"Deciphering and targeting mechanisms involved in resistance to anti-angiogenic therapy is critical to realizing the full potential of this promising cancer therapy," says Dai Fukumura, MD, PhD, deputy director of the Steele Labs, co-senior author of the paper. "Not only is this the first report investigating the role in anti-angiogenic cancer therapy of a subset of innate immune cells - Ly6Clow or non-classical monocytes - it is also the first to find an immunosuppressive function for these cells and to identify that as the key mechanism conferring resistance to anti-angiogenic therapy."

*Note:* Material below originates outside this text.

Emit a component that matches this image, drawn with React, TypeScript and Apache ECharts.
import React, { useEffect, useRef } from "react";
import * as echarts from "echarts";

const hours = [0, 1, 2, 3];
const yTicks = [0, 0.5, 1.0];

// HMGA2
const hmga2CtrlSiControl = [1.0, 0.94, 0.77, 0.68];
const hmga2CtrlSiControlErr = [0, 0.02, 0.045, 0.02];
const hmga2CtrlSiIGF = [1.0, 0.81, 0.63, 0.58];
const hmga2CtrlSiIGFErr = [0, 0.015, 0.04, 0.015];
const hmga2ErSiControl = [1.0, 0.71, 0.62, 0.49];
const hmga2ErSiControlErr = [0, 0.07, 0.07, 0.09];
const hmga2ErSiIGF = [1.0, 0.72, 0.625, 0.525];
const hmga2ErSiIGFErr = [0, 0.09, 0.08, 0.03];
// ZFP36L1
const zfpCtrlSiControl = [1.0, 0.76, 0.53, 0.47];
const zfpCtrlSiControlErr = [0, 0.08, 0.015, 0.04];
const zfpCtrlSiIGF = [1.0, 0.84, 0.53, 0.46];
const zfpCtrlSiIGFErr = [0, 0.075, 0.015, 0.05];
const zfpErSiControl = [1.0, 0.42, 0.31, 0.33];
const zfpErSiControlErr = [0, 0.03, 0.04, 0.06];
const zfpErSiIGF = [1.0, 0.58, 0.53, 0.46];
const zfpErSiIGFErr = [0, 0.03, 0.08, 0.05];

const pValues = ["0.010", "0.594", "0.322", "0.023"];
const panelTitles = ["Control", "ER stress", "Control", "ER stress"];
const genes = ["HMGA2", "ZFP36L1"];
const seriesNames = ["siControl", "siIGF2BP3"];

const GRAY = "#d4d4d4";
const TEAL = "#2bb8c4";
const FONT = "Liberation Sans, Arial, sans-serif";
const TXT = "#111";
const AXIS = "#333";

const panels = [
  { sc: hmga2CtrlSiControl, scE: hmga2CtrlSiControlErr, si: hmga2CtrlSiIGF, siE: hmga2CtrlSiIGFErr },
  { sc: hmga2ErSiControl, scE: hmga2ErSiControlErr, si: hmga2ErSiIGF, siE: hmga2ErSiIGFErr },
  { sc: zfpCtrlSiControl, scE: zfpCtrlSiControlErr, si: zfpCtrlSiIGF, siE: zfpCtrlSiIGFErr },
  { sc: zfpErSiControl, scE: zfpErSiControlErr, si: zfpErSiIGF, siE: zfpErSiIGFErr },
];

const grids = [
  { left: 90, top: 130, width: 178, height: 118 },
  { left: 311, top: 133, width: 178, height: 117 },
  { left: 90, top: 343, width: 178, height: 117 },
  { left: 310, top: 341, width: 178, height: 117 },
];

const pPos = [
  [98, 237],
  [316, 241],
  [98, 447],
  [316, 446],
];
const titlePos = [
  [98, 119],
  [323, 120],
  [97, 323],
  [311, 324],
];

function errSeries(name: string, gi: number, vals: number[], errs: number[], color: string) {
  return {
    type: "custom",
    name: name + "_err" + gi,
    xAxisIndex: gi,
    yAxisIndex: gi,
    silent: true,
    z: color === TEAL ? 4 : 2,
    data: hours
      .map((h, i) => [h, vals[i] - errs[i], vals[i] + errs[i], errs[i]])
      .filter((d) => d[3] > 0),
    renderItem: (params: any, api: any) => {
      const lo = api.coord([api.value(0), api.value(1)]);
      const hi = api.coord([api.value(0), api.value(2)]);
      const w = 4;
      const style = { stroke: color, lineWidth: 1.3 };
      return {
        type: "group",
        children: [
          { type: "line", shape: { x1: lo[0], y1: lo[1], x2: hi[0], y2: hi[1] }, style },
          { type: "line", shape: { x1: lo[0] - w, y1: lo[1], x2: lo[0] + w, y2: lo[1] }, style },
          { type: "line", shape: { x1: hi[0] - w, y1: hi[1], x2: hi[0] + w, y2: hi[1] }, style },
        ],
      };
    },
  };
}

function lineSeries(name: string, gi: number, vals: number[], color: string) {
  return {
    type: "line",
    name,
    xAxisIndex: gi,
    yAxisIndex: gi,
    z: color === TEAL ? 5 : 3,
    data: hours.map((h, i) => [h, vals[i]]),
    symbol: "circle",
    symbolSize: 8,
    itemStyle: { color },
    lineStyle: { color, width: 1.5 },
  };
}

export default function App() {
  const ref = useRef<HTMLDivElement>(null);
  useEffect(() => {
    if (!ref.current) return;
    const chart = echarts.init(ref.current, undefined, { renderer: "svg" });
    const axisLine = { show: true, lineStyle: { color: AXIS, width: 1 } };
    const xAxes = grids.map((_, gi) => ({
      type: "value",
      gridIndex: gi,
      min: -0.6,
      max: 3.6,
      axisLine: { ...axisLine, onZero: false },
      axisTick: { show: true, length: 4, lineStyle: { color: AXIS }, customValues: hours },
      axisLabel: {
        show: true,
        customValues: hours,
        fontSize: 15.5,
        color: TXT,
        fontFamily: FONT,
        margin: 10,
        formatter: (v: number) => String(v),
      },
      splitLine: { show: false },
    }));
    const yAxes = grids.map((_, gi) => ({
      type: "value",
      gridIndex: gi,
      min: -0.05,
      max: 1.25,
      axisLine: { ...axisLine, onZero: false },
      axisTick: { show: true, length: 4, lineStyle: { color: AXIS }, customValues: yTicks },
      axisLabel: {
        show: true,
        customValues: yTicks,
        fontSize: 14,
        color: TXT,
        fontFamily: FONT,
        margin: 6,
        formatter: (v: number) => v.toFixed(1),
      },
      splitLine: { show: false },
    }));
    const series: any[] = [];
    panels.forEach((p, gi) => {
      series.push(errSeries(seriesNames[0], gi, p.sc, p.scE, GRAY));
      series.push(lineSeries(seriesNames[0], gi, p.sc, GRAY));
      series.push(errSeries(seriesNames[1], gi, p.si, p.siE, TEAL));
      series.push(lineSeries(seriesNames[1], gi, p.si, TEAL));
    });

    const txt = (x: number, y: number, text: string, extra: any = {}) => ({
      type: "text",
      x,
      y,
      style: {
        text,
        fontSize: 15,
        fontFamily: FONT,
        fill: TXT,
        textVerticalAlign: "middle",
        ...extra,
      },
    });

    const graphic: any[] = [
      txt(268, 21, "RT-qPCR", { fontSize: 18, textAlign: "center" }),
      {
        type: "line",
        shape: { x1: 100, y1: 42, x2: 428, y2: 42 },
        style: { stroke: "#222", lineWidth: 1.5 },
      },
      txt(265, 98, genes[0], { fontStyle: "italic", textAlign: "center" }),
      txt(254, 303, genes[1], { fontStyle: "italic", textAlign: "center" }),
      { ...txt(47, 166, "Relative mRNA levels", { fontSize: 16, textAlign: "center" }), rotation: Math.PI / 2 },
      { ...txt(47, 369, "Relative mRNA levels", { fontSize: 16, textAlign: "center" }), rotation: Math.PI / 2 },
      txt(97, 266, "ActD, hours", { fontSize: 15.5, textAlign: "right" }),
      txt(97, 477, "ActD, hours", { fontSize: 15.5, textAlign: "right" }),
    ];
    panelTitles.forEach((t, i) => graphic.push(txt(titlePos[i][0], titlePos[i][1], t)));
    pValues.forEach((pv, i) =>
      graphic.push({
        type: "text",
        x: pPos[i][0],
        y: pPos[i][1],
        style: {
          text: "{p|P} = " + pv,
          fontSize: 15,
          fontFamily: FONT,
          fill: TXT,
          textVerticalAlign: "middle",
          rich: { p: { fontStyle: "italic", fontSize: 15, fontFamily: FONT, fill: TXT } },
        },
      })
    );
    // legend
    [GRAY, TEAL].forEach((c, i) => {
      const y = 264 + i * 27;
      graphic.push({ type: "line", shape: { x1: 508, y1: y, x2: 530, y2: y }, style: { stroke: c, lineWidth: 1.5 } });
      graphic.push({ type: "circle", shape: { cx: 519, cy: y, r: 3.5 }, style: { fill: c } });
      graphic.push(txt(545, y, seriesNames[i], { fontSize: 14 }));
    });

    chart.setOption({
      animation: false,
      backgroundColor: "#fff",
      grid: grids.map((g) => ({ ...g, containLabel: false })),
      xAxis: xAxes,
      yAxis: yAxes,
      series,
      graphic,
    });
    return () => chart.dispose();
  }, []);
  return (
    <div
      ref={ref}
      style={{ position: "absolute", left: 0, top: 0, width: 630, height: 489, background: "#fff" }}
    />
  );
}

‘Since tumur cannot grow beyond a certain size or spread without a blood supply, scientists are trying to find ways to block tumor angiogenesis.’
Angiogenesis inhibitors - often given in combination with traditional therapies - can improve treatment for several types of cancer, both by restricting the growth of new blood vessels and by "normalizing" the abnormal vessels in and around a tumor that can interfere with both chemotherapy and radiation therapy. But resistance to anti-angiogenic therapy limits the drugs' survival benefits. Several studies have suggested a role in the development of resistance for the immune system - particularly innate immune cells that suppress immune activity. But how specific subsets of these cells contribute to resistance has not been defined.

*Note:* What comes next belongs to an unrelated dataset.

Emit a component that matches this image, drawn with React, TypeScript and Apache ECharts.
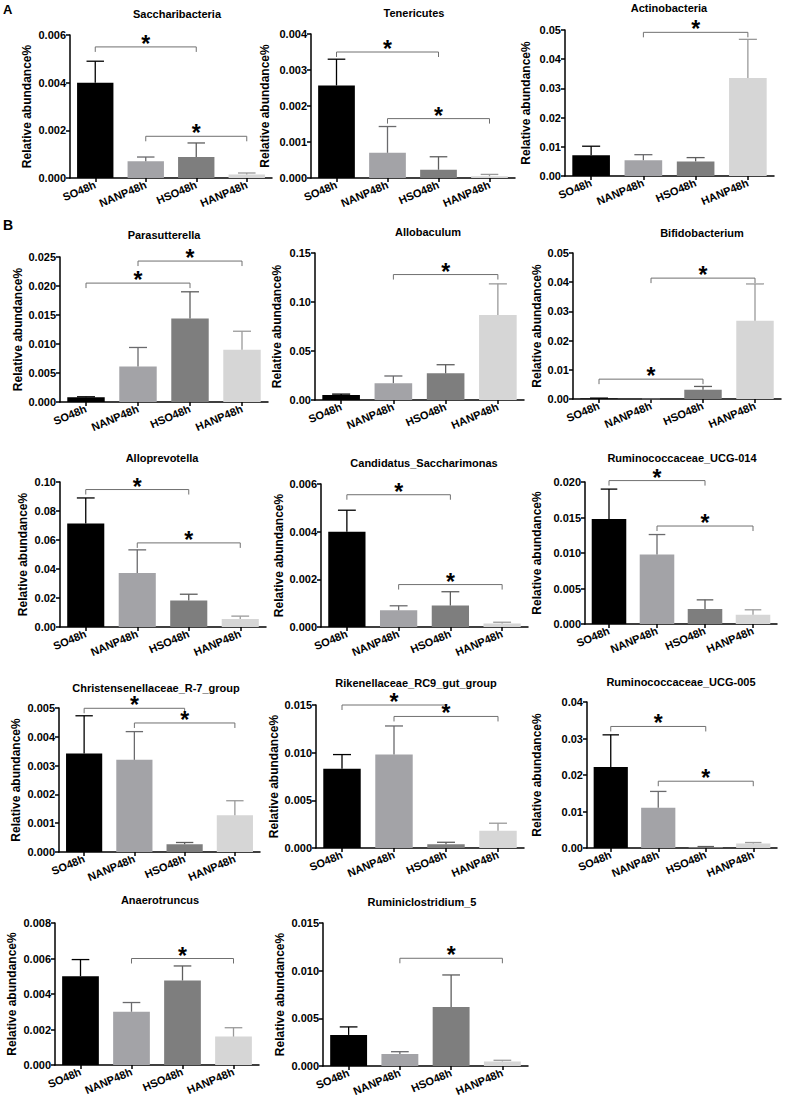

A series of experiments in mouse models of colorectal cancer first revealed that treatments blocking the vascular endothelial growth factor (VEGF) pathway - the target of approved anti-angiogenic drugs - induce the accumulation of monocytes and neutrophils. It soon became apparent that the buildup of non-classical monocytes - a subset previously identified as patrolling healthy blood vessels and possibly having an anti-tumor effect in lung cancer - was responsible for development of an immunosuppressive tumor microenvironment in colorectal cancer.

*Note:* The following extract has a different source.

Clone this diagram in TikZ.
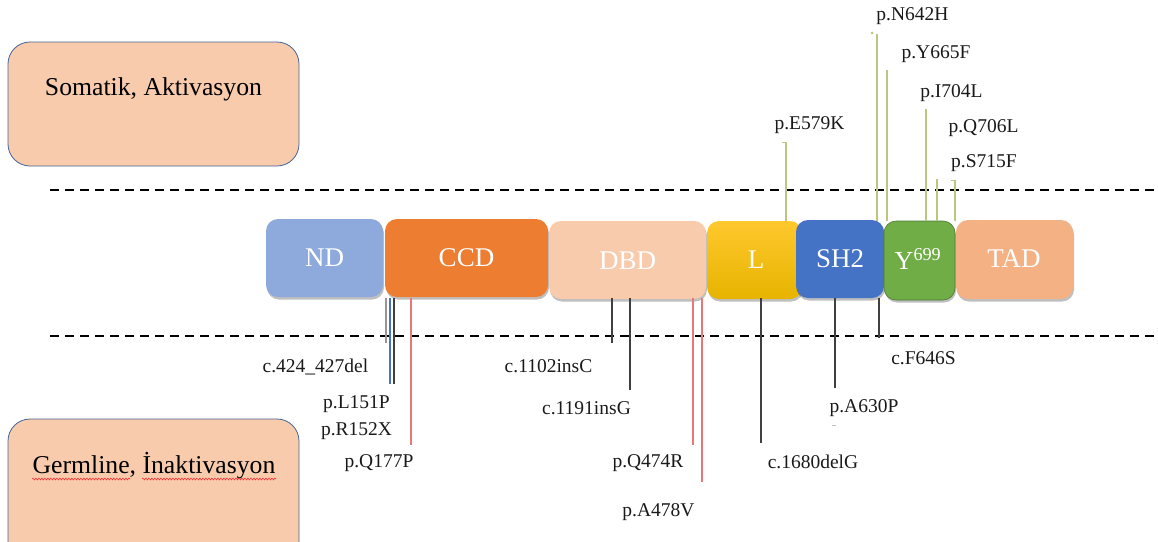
\documentclass[tikz,border=0pt]{standalone}
\usepackage{fontspec}
\setmainfont{Liberation Serif}
\usetikzlibrary{shadows,decorations.pathmorphing}

\definecolor{ndblue}{RGB}{142,169,219}
\definecolor{ccdorange}{RGB}{237,125,49}
\definecolor{dbdpeach}{RGB}{248,203,173}
\definecolor{ltop}{RGB}{255,200,45}
\definecolor{lbottom}{RGB}{230,180,0}
\definecolor{shblue}{RGB}{68,114,196}
\definecolor{ygreen}{RGB}{112,173,71}
\definecolor{tadpeach}{RGB}{244,177,131}
\definecolor{sidefill}{RGB}{248,203,173}
\definecolor{sideedge}{RGB}{70,100,150}
\definecolor{somline}{RGB}{188,198,128}
\definecolor{redline}{RGB}{232,120,120}
\definecolor{darkline}{RGB}{64,64,64}
\definecolor{grayline}{RGB}{150,150,150}

\tikzset{
  domainbox/.style={rounded corners=12pt, draw=none,
    drop shadow={shadow xshift=1pt, shadow yshift=-2.5pt, opacity=0.25, fill=black}},
  domaintext/.style={text=white, font=\fontsize{27}{30}\selectfont},
  sidebox/.style={rounded corners=22pt, fill=sidefill, draw=sideedge, line width=0.8pt},
  sidetext/.style={font=\fontsize{25.7}{28}\selectfont, text=black},
  mutlabel/.style={font=\fontsize{19.5}{22}\selectfont, text=black!90},
  somatic/.style={draw=somline, line width=2.5pt},
  redmut/.style={draw=redline, line width=2.2pt},
  darkmut/.style={draw=darkline, line width=2.2pt},
  graymut/.style={draw=grayline, line width=2.2pt},
  bluemut/.style={draw=shblue, line width=2.2pt},
  divider/.style={draw=black, line width=2pt, dash pattern=on 9pt off 6pt},
  squiggle/.style={draw=red!80, line width=0.6pt,
    decorate, decoration={snake, amplitude=0.9pt, segment length=3pt}}
}

\begin{document}
\begin{tikzpicture}[x=1pt, y=-1pt]
\useasboundingbox (0,0) rectangle (1158,541);
\clip (0,0) rectangle (1158,541);

% side labels
\draw[sidebox] (8,42) rectangle (299,166);
\node[sidetext] (somatic) at (153.5,89) {Somatik, Aktivasyon};
\draw[sidebox] (8,419) rectangle (299,570);
\node[sidetext] (germline) at (154,466) {Germline, İnaktivasyon};
\draw[squiggle] (32,479) -- (130,479);
\draw[squiggle] (142,479) -- (276,479);

% dividing lines
\draw[divider] (50,190) -- (1158,190);
\draw[divider] (50,336) -- (1158,336);

% protein domains
\path[domainbox, fill=ndblue]    (266,219) rectangle (383,297);
\node[domaintext] (ND) at (324.5,258) {ND};
\path[domainbox, fill=ccdorange] (385,219) rectangle (548,297);
\node[domaintext] (CCD) at (466.5,258) {CCD};
\path[domainbox, fill=dbdpeach]  (549,221) rectangle (706,299);
\node[domaintext] (DBD) at (627.5,261) {DBD};
\path[domainbox, top color=ltop, bottom color=lbottom] (707,221) rectangle (802,299);
\node[domaintext] (L) at (756,260) {L};
\path[domainbox, fill=shblue]    (796,220) rectangle (884,298);
\node[domaintext] (SH2) at (840,259) {SH2};
\path[domainbox, fill=ygreen, draw=ygreen!70!black, line width=0.6pt] (884,221) rectangle (955,300);
\node[domaintext, font=\fontsize{26}{30}\selectfont] (Y) at (918,259) {Y\textsuperscript{699}};
\path[domainbox, fill=tadpeach]  (956,220) rectangle (1073,299);
\node[domaintext] (TAD) at (1014,259) {TAD};

% shared edges of the domain row
\coordinate (rowtop) at (0,221);
\coordinate (rowbot) at (0,298);

% somatic, activating mutations (above)
\coordinate (e579k) at (786,142);
\coordinate (n642h) at (877,34);
\coordinate (y665f) at (887,70);
\coordinate (i704l) at (926,109);
\coordinate (q706l) at (937,179);
\coordinate (s715f) at (955,180);
\draw[somatic] (e579k) -- (e579k |- rowtop);
\draw[somatic] (n642h) -- (n642h |- rowtop);
\draw[somatic] (y665f) -- (y665f |- rowtop);
\draw[somatic] (i704l) -- (i704l |- rowtop);
\draw[somatic] (q706l) -- (q706l |- rowtop);
\draw[somatic] (s715f) -- (s715f |- rowtop);
\draw[draw=somline, line width=1pt] (782,142) -- (e579k);
\draw[draw=somline, line width=1pt] (951,180) -- (s715f);
\fill[somline] (872,33) circle (1.5pt);

\node[mutlabel] (le579k) at (809.5,125) {p.E579K};
\node[mutlabel] (ln642h) at (912.5,16) {p.N642H};
\node[mutlabel] (ly665f) at (936,54) {p.Y665F};
\node[mutlabel] (li704l) at (951.5,93) {p.I704L};
\node[mutlabel] (lq706l) at (983.5,128) {p.Q706L};
\node[mutlabel] (ls715f) at (984,163) {p.S715F};

% germline, inactivating mutations (below)
\coordinate (m424) at (386,343);
\coordinate (l151p) at (390,384);
\coordinate (r152x) at (394,384);
\coordinate (q177p) at (411,445);
\coordinate (i1102) at (612,343);
\coordinate (i1191) at (630,390);
\coordinate (q474r) at (693,445);
\coordinate (a478v) at (702,482);
\coordinate (d1680) at (761,443);
\coordinate (a630p) at (835,388);
\coordinate (f646s) at (879,338);
\draw[graymut] (m424 |- rowbot) -- (m424);
\draw[bluemut] (l151p |- rowbot) -- (l151p);
\draw[darkmut] (r152x |- rowbot) -- (r152x);
\draw[redmut]  (q177p |- rowbot) -- (q177p);
\draw[darkmut] (i1102 |- rowbot) -- (i1102);
\draw[darkmut] (i1191 |- rowbot) -- (i1191);
\draw[redmut]  (q474r |- rowbot) -- (q474r);
\draw[redmut]  (a478v |- rowbot) -- (a478v);
\draw[darkmut] (d1680 |- rowbot) -- (d1680);
\draw[darkmut] (a630p |- rowbot) -- (a630p);
\draw[darkmut] (f646s |- rowbot) -- (f646s);

\node[mutlabel] (l424) at (315.5,367) {c.424\_427del};
\node[mutlabel] (ll151p) at (356.5,404) {p.L151P};
\node[mutlabel] (lr152x) at (356.5,431) {p.R152X};
\node[mutlabel] (lq177p) at (379,463) {p.Q177P};
\node[mutlabel] (l1102) at (548.5,366) {c.1102insC};
\node[mutlabel] (l1191) at (586.5,408) {c.1191insG};
\node[mutlabel] (lq474r) at (648,463) {p.Q474R};
\node[mutlabel] (la478v) at (658.5,512) {p.A478V};
\node[mutlabel] (lf646s) at (923.5,358) {c.F646S};
\node[mutlabel] (la630p) at (864,408) {p.A630P};
\node[mutlabel] (l1680) at (813,462) {c.1680delG};
\draw[draw=grayline!60, line width=1pt] (832,425) -- (836,425);
\end{tikzpicture}
\end{document}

The research team identified the signaling pathway by which VEGF blockade induces expression of a molecule called CX3CL1 on tumor cells, attracting non-classical monocytes that carry the matching receptor. Those cells, in turn, attract neutrophils with another molecule called CXCL5; and both immune cells express factors that inhibit the proliferation of T cells, reducing the overall immune response to the tumor. Examination of biopsy samples taken from human patients before and after anti-angiogenic therapy revealed that expression of these chemokines - molecules that attract immune cells - increased in response to anti-VEGF treatment.
Since several methods of experimentally blocking the pathway improved the effects of anti-VEGF therapy in the mouse models, the team collaborated with Massachusetts Institute of Technology investigators to develop a potential gene therapy approach. Utilizing nanoparticle-delivered RNA interference against the interaction between CX3CL1 and its receptor, the approach significantly reduced the infiltration of non-classical monocytes into treated tumors and increased the beneficial effects of anti-VEGF therapy in a mouse model.
"Targeting resistance mechanisms can improve the efficacy of anti-angiogenic therapy drugs and help fulfill their promise against cancer," says Fukumura, an associate professor of Radiation Oncology at Harvard Medical School (HMS). "Our study's unveiling of a novel resistance mechanism to anti-VEGF therapy and the molecular mechanism underlying that resistance offers a basis for the development of novel and efficient immunotherapeutic strategies to treat solid tumors."
Rakesh K. Jain, PhD, director of the Steele Labs and co-senior author of the Journal of Clinical Investigation report, adds, "Tumors also escape the immune system through immune checkpoint molecules like PD-1 and CTLA-4, which are the targets of recently approved drugs. But that strategy has been effective only in some tumor types and in only a fraction of patients. Therapeutic strategies based on our findings regarding the immunosuppressive action of non-classical monocytes may prove to have synergistic effect with those approved immune checkpoint inhibitors." Jain is the Cook Professor of Radiation Oncology (Tumor Biology) at HMS.